# Short problem
Provide the count of lines that hold "React" and no other output.
___ Recorded information ___
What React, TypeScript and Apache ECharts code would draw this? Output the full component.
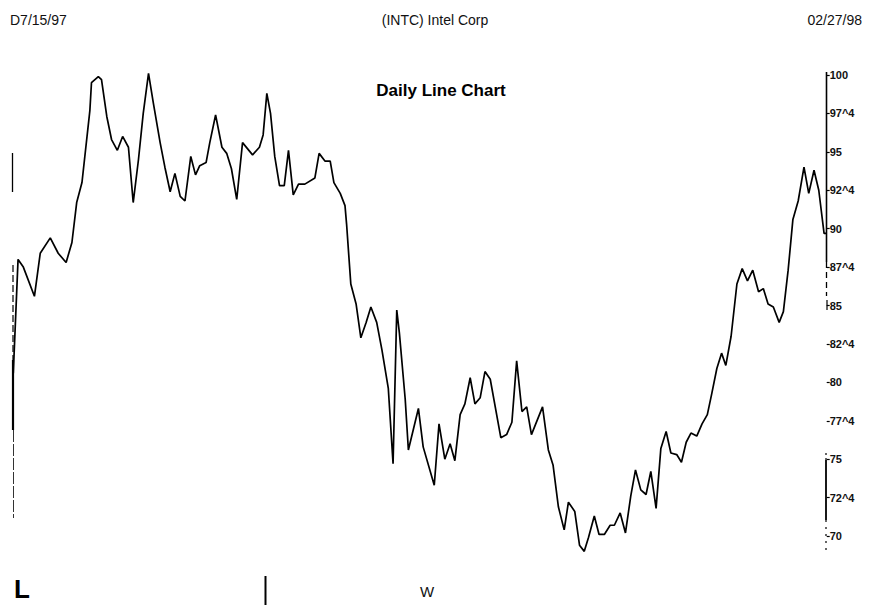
import React, { useEffect, useRef } from "react";
import * as echarts from "echarts";

// Trading-day offset from 07/15/97 and closing price
const day = [
  0, 0.9, 1.9, 4.0, 5.1, 7.0, 8.5, 10.0, 11.1, 12.0,
  13.0, 14.5, 14.8, 16.1, 16.7, 17.7, 18.6, 19.7, 20.7, 21.8,
  22.7, 23.7, 24.6, 25.6, 26.5, 27.8, 28.7, 29.7, 30.6, 31.6,
  32.5, 33.6, 34.5, 35.3, 36.5, 37.2, 38.3, 39.5, 40.4, 41.3,
  42.3, 43.4, 45.3, 46.6, 47.3, 48.0, 48.7, 49.5, 50.4, 51.3,
  52.1, 53.0, 54.0, 55.2, 57.1, 57.9, 59.0, 60.0, 60.7, 61.9,
  62.8, 63.1, 63.9, 64.9, 65.8, 66.8, 67.7, 68.8, 69.8, 71.0,
  71.9, 72.6, 73.1, 74.2, 74.8, 76.7, 77.6, 79.7, 80.6, 81.7,
  82.7, 83.6, 84.6, 85.5, 86.5, 87.4, 88.4, 89.3, 90.3, 92.3,
  93.4, 94.4, 95.3, 96.3, 97.2, 98.1, 100.2, 101.3, 102.2, 103.2,
  104.3, 105.1, 106.3, 107.2, 108.1, 108.9, 110.0, 110.9, 111.9, 113.0,
  113.8, 114.9, 115.9, 116.9, 117.8, 118.8, 119.8, 120.7, 121.7, 122.6,
  123.6, 124.5, 125.6, 126.5, 127.4, 128.3, 129.4, 130.4, 131.4, 132.2,
  133.2, 134.1, 134.9, 135.9, 137.0, 138.0, 139.0, 140.0, 141.1, 142.0,
  142.9, 143.9, 145.0, 145.8, 146.7, 147.6, 148.6, 149.7, 150.6, 151.6,
  152.5, 153.5, 154.0,
];

const price = [
  80.6, 88.0, 87.5, 85.6, 88.4, 89.4, 88.4, 87.8, 89.1, 91.7,
  93.0, 97.7, 99.5, 99.9, 99.7, 97.3, 95.8, 95.1, 96.0, 95.3,
  91.7, 94.5, 97.5, 100.1, 98.2, 95.6, 94.0, 92.4, 93.6, 92.1,
  91.8, 94.7, 93.5, 94.1, 94.3, 95.6, 97.4, 95.3, 94.9, 93.9,
  91.9, 95.6, 94.8, 95.3, 96.1, 98.8, 97.5, 94.7, 92.8, 92.8,
  95.1, 92.2, 92.9, 92.9, 93.3, 94.9, 94.4, 94.4, 93.0, 92.3,
  91.5, 90.3, 86.4, 85.1, 82.9, 83.9, 84.9, 83.9, 82.1, 79.6,
  74.7, 84.7, 83.2, 78.9, 75.6, 78.3, 75.8, 73.3, 77.3, 75.0,
  76.0, 74.9, 77.9, 78.6, 80.3, 78.6, 79.0, 80.7, 80.2, 76.4,
  76.6, 77.4, 81.4, 78.1, 78.4, 76.6, 78.4, 75.6, 74.6, 71.9,
  70.4, 72.2, 71.6, 69.4, 69.0, 69.9, 71.3, 70.1, 70.1, 70.7,
  70.7, 71.5, 70.2, 72.6, 74.3, 73.0, 72.7, 74.2, 71.8, 75.7,
  76.8, 75.4, 75.3, 74.8, 76.1, 76.7, 76.5, 77.3, 77.9, 79.2,
  80.9, 81.9, 81.1, 83.0, 86.4, 87.4, 86.6, 87.3, 85.9, 86.1,
  85.1, 84.9, 83.9, 84.6, 87.3, 90.6, 91.8, 94.0, 92.3, 93.8,
  92.5, 89.7, 89.7,
];

const tickValues = [70, 72.5, 75, 77.5, 80, 82.5, 85, 87.5, 90, 92.5, 95, 97.5, 100];
const tickLabels = ["70", "72^4", "75", "77^4", "80", "82^4", "85", "87^4", "90", "92^4", "95", "97^4", "100"];

const startLabel = "D7/15/97";
const headerLabel = "(INTC) Intel Corp";
const endLabel = "02/27/98";
const chartTitle = "Daily Line Chart";

const FONT = "'Liberation Sans', Arial, Helvetica, sans-serif";

export default function App() {
  const ref = useRef<HTMLDivElement>(null);

  useEffect(() => {
    if (!ref.current) return;
    const chart = echarts.init(ref.current, undefined, { renderer: "svg" });

    const seg = (x1: number, y1: number, x2: number, y2: number, w: number, dash?: number[], color = "#000") => ({
      type: "line",
      shape: { x1, y1, x2, y2 },
      style: { stroke: color, lineWidth: w, lineDash: dash },
      silent: true,
    });

    chart.setOption({
      animation: false,
      backgroundColor: "#ffffff",
      grid: { left: 13.3, right: 46.3, top: 75, bottom: 69, containLabel: false },
      xAxis: {
        type: "value",
        min: 0,
        max: 154,
        show: false,
      },
      yAxis: {
        type: "value",
        position: "right",
        min: 70,
        max: 100,
        interval: 2.5,
        splitLine: { show: false },
        axisLine: { show: false, onZero: false },
        axisTick: { show: true, length: 3, lineStyle: { color: "#000", width: 1.2 } },
        axisLabel: {
          margin: 3,
          color: "#111",
          fontFamily: FONT,
          fontSize: 11,
          fontWeight: "bold",
          formatter: (v: number) => {
            const i = tickValues.findIndex((t) => Math.abs(t - v) < 0.01);
            return i >= 0 ? tickLabels[i] : "";
          },
        },
      },
      series: [
        {
          type: "line",
          data: day.map((d, i) => [d, price[i]]),
          showSymbol: false,
          clip: false,
          lineStyle: { color: "#000", width: 1.7 },
          itemStyle: { color: "#000" },
        },
      ],
      graphic: [
        { type: "text", x: 10, y: 20, style: { text: startLabel, font: `14px ${FONT}`, fill: "#111", textAlign: "left", textVerticalAlign: "middle" } },
        { type: "text", x: 435, y: 20, style: { text: headerLabel, font: `14px ${FONT}`, fill: "#111", textAlign: "center", textVerticalAlign: "middle" } },
        { type: "text", x: 862, y: 20, style: { text: endLabel, font: `14px ${FONT}`, fill: "#111", textAlign: "right", textVerticalAlign: "middle" } },
        { type: "text", x: 441, y: 90, style: { text: chartTitle, font: `bold 17px ${FONT}`, fill: "#000", textAlign: "center", textVerticalAlign: "middle" } },
        { type: "text", x: 14, y: 589, style: { text: "L", font: `bold 26px ${FONT}`, fill: "#000", textAlign: "left", textVerticalAlign: "middle" } },
        { type: "text", x: 427, y: 591, style: { text: "W", font: `15px ${FONT}`, fill: "#111", textAlign: "center", textVerticalAlign: "middle" } },
        seg(265.5, 576, 265.5, 605, 2),
        // left scanned axis fragments
        seg(12.5, 153, 12.5, 192, 1.3),
        seg(13, 265, 13, 360, 1.2, [7, 3]),
        seg(13, 360, 13, 430, 2.2),
        seg(13.5, 430, 13.5, 518, 1, [12, 2], "#333"),
        // right scanned axis fragments
        seg(826.5, 72, 826.5, 262, 1.6),
        seg(826.5, 262, 826.5, 296, 1.3, [6, 4]),
        seg(827, 300, 827, 310, 1.2),
        seg(826, 453, 826, 460, 1.2, [2, 3]),
        seg(826, 460, 826, 520, 1.8),
        seg(826, 520, 826, 555, 1.2, [2, 5]),
      ],
    });

    return () => chart.dispose();
  }, []);

  return (
    <div
      ref={ref}
      style={{ position: "fixed", left: 0, top: 0, width: 873, height: 605, background: "#fff" }}
    />
  );
}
___
# Exercise answer
2